ExaDigiT is a digital twin of supercomputers and their thermal infrastructures. It offers insights into operational strategies, “what-if” scenarios, as well as elucidates complex, cross-disciplinary transient behaviors. It also serves as a design tool for future system prototyping. It combines telemetry and simulations, providing a virtual representation of physical systems. It supports planning, construction, and operations, offering value in decision-making, predictive maintenance, and system efficiency. In design stages, it can evaluate energy efficiency, virtually prototype cooling systems, and model network performance. During operations, ExaDigiT aids in predictive maintenance and operational optimization.

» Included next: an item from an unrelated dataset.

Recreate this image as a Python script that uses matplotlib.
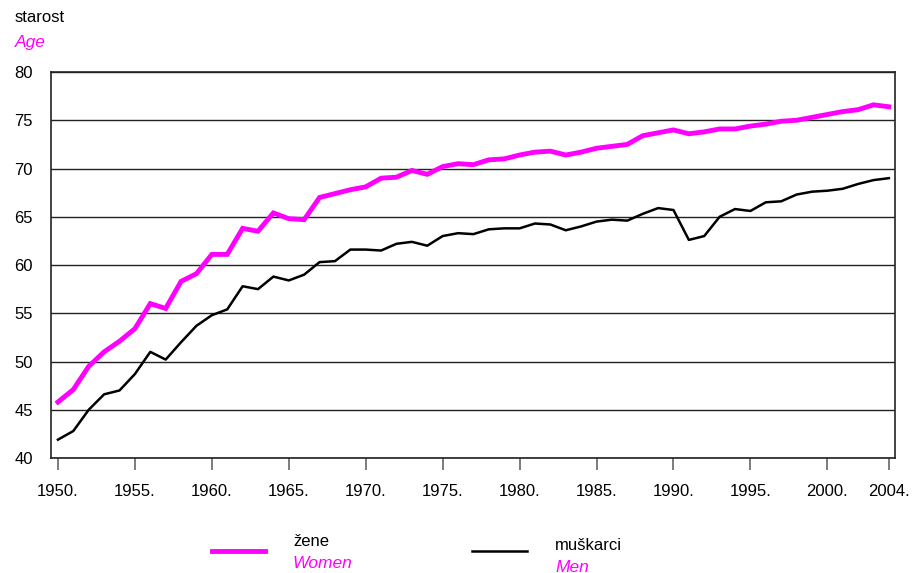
import matplotlib.pyplot as plt
import numpy as np

plt.rcParams['font.family'] = ['Liberation Sans', 'DejaVu Sans']

years = list(range(1950, 2005))

women = [45.8, 47.1, 49.5, 51.0, 52.1, 53.4, 56.0, 55.5, 58.3, 59.1,
         61.1, 61.1, 63.8, 63.5, 65.4, 64.8, 64.7, 67.0, 67.4, 67.8,
         68.1, 69.0, 69.1, 69.8, 69.4, 70.2, 70.5, 70.4, 70.9, 71.0,
         71.4, 71.7, 71.8, 71.4, 71.7, 72.1, 72.3, 72.5, 73.4, 73.7,
         74.0, 73.6, 73.8, 74.1, 74.1, 74.4, 74.6, 74.9, 75.0, 75.3,
         75.6, 75.9, 76.1, 76.6, 76.4]

men = [41.9, 42.8, 45.0, 46.6, 47.0, 48.7, 51.0, 50.2, 52.0, 53.7,
       54.8, 55.4, 57.8, 57.5, 58.8, 58.4, 59.0, 60.3, 60.4, 61.6,
       61.6, 61.5, 62.2, 62.4, 62.0, 63.0, 63.3, 63.2, 63.7, 63.8,
       63.8, 64.3, 64.2, 63.6, 64.0, 64.5, 64.7, 64.6, 65.3, 65.9,
       65.7, 62.6, 63.0, 65.0, 65.8, 65.6, 66.5, 66.6, 67.3, 67.6,
       67.7, 67.9, 68.4, 68.8, 69.0]

x_ticks = list(range(1950, 2005, 5)) + [2004]
x_labels = [f"{y}." for y in x_ticks]
y_ticks = list(range(40, 85, 5))

MAGENTA = "#ff00ff"

fig = plt.figure(figsize=(9.18, 5.73), dpi=100)
ax = fig.add_axes([0.0556, 0.2007, 0.9194, 0.6736])

for yv in y_ticks:
    ax.axhline(yv, color="#222222", lw=1.0, zorder=1)

ax.plot(years, women, color=MAGENTA, lw=3.5, zorder=3, solid_joinstyle="miter")
ax.plot(years, men, color="black", lw=1.8, zorder=3)

ax.set_xlim(1949.55, 2004.4)
ax.set_ylim(40, 80)
ax.set_xticks(x_ticks)
ax.set_xticklabels(x_labels, fontsize=12)
ax.set_yticks(y_ticks)
ax.set_yticklabels([str(v) for v in y_ticks], fontsize=12)
ax.tick_params(axis="x", length=8.6, width=1.2, color="#666666", pad=10)
ax.tick_params(axis="y", length=0, pad=13)
for s in ax.spines.values():
    s.set_linewidth(1.2)
    s.set_color("#222222")

fig.text(15 / 918, 1 - 17 / 573, "starost", fontsize=12, va="center", ha="left")
fig.text(15 / 918, 1 - 42 / 573, "Age", fontsize=12.5, color=MAGENTA,
         style="italic", va="center", ha="left")

# legend
fig.add_artist(plt.Line2D([212 / 918, 265 / 918], [1 - 551 / 573] * 2,
                          color=MAGENTA, lw=3.5, transform=fig.transFigure))
fig.text(293 / 918, 1 - 542 / 573, "žene", fontsize=12, va="center", ha="left")
fig.text(293 / 918, 1 - 564 / 573, "Women", fontsize=12.5, color=MAGENTA,
         style="italic", va="center", ha="left")
fig.add_artist(plt.Line2D([472 / 918, 527 / 918], [1 - 551 / 573] * 2,
                          color="black", lw=1.8, transform=fig.transFigure))
fig.text(555 / 918, 1 - 545 / 573, "muškarci", fontsize=12, va="center", ha="left")
fig.text(555 / 918, 1 - 567 / 573, "Men", fontsize=12.5, color=MAGENTA,
         style="italic", va="center", ha="left")

fig.savefig("out.png", dpi=100)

ExaDigiT is built on an open software stack (Modelica, SST Macro, Unreal Engine) with an aim to foster community-driven development, we have formed a partnership with national supercomputer centers (ORNL, LLNL, LANL (USA), PAWSEY (Australia), LUMI (Finland), CINES (France) , CINECA (Italy), …) around the world to develop an open framework for modeling supercomputers.

ExaDigiT architecture overview:

ExaDigiT components and their interactions

ExaDigiT uses four primary components:

The schema above shows the architectural overview of the various components of ExaDigiT. There are three main modules that we develop: RAPS, a cooling model, and visual analytics capabilities. The RAPS module can replay workloads from telemetry, reschedule them, or simulate synthetic work- loads on the supercomputer to analyze the resulting energy consumption; further details are provided in Section III-B. The cooling model simulates thermo-fluid dynamics and control of the Central Energy Plant (CEP), which itself includes three components: a thermo-fluid model for predicting temperatures (T ), pressures (Π), and flow rates (Q); a control system model for predicting the staging of cooling towers, hot/cold water pumps, and heat exchangers; and a sub-module for predicting the system PUE. Both RAPS and the cooling model can be interfaced either via a terminal console, the web-based dashboard, or the ExadigitUE5 augmented reality environment for visual insights.